Written instruction: Repeat the lines that follow, leaving nothing out.

Dataset extract:
-- BEGIN --

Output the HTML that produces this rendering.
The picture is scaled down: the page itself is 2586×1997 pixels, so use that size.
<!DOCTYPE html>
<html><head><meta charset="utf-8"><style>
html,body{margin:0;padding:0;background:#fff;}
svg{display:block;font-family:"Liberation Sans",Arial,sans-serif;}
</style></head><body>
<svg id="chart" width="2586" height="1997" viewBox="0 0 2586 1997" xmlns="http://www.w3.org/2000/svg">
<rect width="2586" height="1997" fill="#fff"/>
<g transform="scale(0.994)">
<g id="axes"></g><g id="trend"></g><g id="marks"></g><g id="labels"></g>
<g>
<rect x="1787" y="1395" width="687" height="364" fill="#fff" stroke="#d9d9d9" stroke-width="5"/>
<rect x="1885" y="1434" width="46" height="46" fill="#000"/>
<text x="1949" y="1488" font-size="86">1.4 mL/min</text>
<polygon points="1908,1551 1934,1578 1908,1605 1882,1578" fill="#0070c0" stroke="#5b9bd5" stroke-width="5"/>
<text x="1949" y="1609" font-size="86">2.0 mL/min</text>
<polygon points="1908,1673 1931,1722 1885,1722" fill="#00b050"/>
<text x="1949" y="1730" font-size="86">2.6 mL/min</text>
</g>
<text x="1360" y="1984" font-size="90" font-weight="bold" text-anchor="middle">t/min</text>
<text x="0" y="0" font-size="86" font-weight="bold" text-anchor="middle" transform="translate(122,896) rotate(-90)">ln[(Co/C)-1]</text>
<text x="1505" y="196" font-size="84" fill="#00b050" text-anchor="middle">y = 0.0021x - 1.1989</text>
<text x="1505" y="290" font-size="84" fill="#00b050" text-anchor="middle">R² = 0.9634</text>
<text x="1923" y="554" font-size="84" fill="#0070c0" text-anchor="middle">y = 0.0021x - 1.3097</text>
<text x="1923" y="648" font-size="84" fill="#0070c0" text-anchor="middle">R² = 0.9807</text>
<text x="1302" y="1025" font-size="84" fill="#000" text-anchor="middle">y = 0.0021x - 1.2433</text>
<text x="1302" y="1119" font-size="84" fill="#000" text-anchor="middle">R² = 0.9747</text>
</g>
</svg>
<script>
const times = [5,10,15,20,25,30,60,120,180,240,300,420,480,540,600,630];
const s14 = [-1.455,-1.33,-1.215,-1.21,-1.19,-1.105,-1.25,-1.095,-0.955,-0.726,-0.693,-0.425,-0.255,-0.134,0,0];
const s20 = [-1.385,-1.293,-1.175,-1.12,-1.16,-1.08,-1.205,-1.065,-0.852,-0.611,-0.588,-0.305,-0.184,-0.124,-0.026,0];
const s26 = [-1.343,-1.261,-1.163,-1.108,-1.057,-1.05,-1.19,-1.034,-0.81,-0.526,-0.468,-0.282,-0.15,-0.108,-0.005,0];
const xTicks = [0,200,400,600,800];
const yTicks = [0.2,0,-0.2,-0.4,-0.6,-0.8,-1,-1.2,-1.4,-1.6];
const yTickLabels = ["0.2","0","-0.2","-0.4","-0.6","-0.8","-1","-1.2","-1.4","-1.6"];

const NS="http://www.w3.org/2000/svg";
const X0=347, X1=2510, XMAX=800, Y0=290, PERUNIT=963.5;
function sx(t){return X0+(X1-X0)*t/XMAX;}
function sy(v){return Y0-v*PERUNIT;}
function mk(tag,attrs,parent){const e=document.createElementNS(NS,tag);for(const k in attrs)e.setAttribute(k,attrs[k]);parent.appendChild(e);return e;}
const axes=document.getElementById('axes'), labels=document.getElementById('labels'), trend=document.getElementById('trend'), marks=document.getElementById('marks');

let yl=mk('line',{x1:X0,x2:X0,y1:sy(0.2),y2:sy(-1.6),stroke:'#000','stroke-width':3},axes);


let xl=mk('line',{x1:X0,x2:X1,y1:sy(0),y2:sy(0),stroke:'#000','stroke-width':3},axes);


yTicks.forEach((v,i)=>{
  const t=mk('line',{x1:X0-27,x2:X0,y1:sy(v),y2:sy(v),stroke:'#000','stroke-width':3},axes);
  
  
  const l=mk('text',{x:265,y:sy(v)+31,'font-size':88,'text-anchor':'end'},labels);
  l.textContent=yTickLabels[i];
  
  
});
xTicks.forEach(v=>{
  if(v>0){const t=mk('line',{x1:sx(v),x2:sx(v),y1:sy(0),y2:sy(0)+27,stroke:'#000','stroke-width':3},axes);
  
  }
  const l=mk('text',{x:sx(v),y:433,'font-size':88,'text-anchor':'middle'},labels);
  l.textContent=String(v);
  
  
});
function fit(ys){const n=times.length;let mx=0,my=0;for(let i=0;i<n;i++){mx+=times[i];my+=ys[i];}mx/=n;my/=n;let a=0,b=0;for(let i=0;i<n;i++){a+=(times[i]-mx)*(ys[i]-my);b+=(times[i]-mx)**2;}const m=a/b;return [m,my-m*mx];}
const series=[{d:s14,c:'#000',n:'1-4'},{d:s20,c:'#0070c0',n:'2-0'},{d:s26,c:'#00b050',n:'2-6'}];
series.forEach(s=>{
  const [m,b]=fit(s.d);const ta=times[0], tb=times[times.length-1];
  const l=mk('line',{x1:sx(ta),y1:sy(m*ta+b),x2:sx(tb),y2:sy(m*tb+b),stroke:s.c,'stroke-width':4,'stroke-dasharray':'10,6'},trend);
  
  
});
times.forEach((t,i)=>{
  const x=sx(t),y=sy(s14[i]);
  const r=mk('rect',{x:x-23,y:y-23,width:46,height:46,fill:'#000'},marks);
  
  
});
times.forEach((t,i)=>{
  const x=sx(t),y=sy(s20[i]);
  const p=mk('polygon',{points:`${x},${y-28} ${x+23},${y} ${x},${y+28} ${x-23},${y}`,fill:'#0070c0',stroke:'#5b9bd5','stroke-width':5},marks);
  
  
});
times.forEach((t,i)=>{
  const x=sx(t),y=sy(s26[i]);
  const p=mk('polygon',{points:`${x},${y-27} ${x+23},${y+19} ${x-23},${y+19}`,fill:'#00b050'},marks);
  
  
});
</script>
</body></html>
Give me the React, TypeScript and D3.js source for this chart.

-- END --

Result of the exercise:
Output the HTML that produces this rendering.
The picture is scaled down: the page itself is 2586×1997 pixels, so use that size.
<!DOCTYPE html>
<html><head><meta charset="utf-8"><style>
html,body{margin:0;padding:0;background:#fff;}
svg{display:block;font-family:"Liberation Sans",Arial,sans-serif;}
</style></head><body>
<svg id="chart" width="2586" height="1997" viewBox="0 0 2586 1997" xmlns="http://www.w3.org/2000/svg">
<rect width="2586" height="1997" fill="#fff"/>
<g transform="scale(0.994)">
<g id="axes"></g><g id="trend"></g><g id="marks"></g><g id="labels"></g>
<g>
<rect x="1787" y="1395" width="687" height="364" fill="#fff" stroke="#d9d9d9" stroke-width="5"/>
<rect x="1885" y="1434" width="46" height="46" fill="#000"/>
<text x="1949" y="1488" font-size="86">1.4 mL/min</text>
<polygon points="1908,1551 1934,1578 1908,1605 1882,1578" fill="#0070c0" stroke="#5b9bd5" stroke-width="5"/>
<text x="1949" y="1609" font-size="86">2.0 mL/min</text>
<polygon points="1908,1673 1931,1722 1885,1722" fill="#00b050"/>
<text x="1949" y="1730" font-size="86">2.6 mL/min</text>
</g>
<text x="1360" y="1984" font-size="90" font-weight="bold" text-anchor="middle">t/min</text>
<text x="0" y="0" font-size="86" font-weight="bold" text-anchor="middle" transform="translate(122,896) rotate(-90)">ln[(Co/C)-1]</text>
<text x="1505" y="196" font-size="84" fill="#00b050" text-anchor="middle">y = 0.0021x - 1.1989</text>
<text x="1505" y="290" font-size="84" fill="#00b050" text-anchor="middle">R² = 0.9634</text>
<text x="1923" y="554" font-size="84" fill="#0070c0" text-anchor="middle">y = 0.0021x - 1.3097</text>
<text x="1923" y="648" font-size="84" fill="#0070c0" text-anchor="middle">R² = 0.9807</text>
<text x="1302" y="1025" font-size="84" fill="#000" text-anchor="middle">y = 0.0021x - 1.2433</text>
<text x="1302" y="1119" font-size="84" fill="#000" text-anchor="middle">R² = 0.9747</text>
</g>
</svg>
<script>
const times = [5,10,15,20,25,30,60,120,180,240,300,420,480,540,600,630];
const s14 = [-1.455,-1.33,-1.215,-1.21,-1.19,-1.105,-1.25,-1.095,-0.955,-0.726,-0.693,-0.425,-0.255,-0.134,0,0];
const s20 = [-1.385,-1.293,-1.175,-1.12,-1.16,-1.08,-1.205,-1.065,-0.852,-0.611,-0.588,-0.305,-0.184,-0.124,-0.026,0];
const s26 = [-1.343,-1.261,-1.163,-1.108,-1.057,-1.05,-1.19,-1.034,-0.81,-0.526,-0.468,-0.282,-0.15,-0.108,-0.005,0];
const xTicks = [0,200,400,600,800];
const yTicks = [0.2,0,-0.2,-0.4,-0.6,-0.8,-1,-1.2,-1.4,-1.6];
const yTickLabels = ["0.2","0","-0.2","-0.4","-0.6","-0.8","-1","-1.2","-1.4","-1.6"];

const NS="http://www.w3.org/2000/svg";
const X0=347, X1=2510, XMAX=800, Y0=290, PERUNIT=963.5;
function sx(t){return X0+(X1-X0)*t/XMAX;}
function sy(v){return Y0-v*PERUNIT;}
function mk(tag,attrs,parent){const e=document.createElementNS(NS,tag);for(const k in attrs)e.setAttribute(k,attrs[k]);parent.appendChild(e);return e;}
const axes=document.getElementById('axes'), labels=document.getElementById('labels'), trend=document.getElementById('trend'), marks=document.getElementById('marks');

let yl=mk('line',{x1:X0,x2:X0,y1:sy(0.2),y2:sy(-1.6),stroke:'#000','stroke-width':3},axes);


let xl=mk('line',{x1:X0,x2:X1,y1:sy(0),y2:sy(0),stroke:'#000','stroke-width':3},axes);


yTicks.forEach((v,i)=>{
  const t=mk('line',{x1:X0-27,x2:X0,y1:sy(v),y2:sy(v),stroke:'#000','stroke-width':3},axes);
  
  
  const l=mk('text',{x:265,y:sy(v)+31,'font-size':88,'text-anchor':'end'},labels);
  l.textContent=yTickLabels[i];
  
  
});
xTicks.forEach(v=>{
  if(v>0){const t=mk('line',{x1:sx(v),x2:sx(v),y1:sy(0),y2:sy(0)+27,stroke:'#000','stroke-width':3},axes);
  
  }
  const l=mk('text',{x:sx(v),y:433,'font-size':88,'text-anchor':'middle'},labels);
  l.textContent=String(v);
  
  
});
function fit(ys){const n=times.length;let mx=0,my=0;for(let i=0;i<n;i++){mx+=times[i];my+=ys[i];}mx/=n;my/=n;let a=0,b=0;for(let i=0;i<n;i++){a+=(times[i]-mx)*(ys[i]-my);b+=(times[i]-mx)**2;}const m=a/b;return [m,my-m*mx];}
const series=[{d:s14,c:'#000',n:'1-4'},{d:s20,c:'#0070c0',n:'2-0'},{d:s26,c:'#00b050',n:'2-6'}];
series.forEach(s=>{
  const [m,b]=fit(s.d);const ta=times[0], tb=times[times.length-1];
  const l=mk('line',{x1:sx(ta),y1:sy(m*ta+b),x2:sx(tb),y2:sy(m*tb+b),stroke:s.c,'stroke-width':4,'stroke-dasharray':'10,6'},trend);
  
  
});
times.forEach((t,i)=>{
  const x=sx(t),y=sy(s14[i]);
  const r=mk('rect',{x:x-23,y:y-23,width:46,height:46,fill:'#000'},marks);
  
  
});
times.forEach((t,i)=>{
  const x=sx(t),y=sy(s20[i]);
  const p=mk('polygon',{points:`${x},${y-28} ${x+23},${y} ${x},${y+28} ${x-23},${y}`,fill:'#0070c0',stroke:'#5b9bd5','stroke-width':5},marks);
  
  
});
times.forEach((t,i)=>{
  const x=sx(t),y=sy(s26[i]);
  const p=mk('polygon',{points:`${x},${y-27} ${x+23},${y+19} ${x-23},${y+19}`,fill:'#00b050'},marks);
  
  
});
</script>
</body></html>
Give me the React, TypeScript and D3.js source for this chart.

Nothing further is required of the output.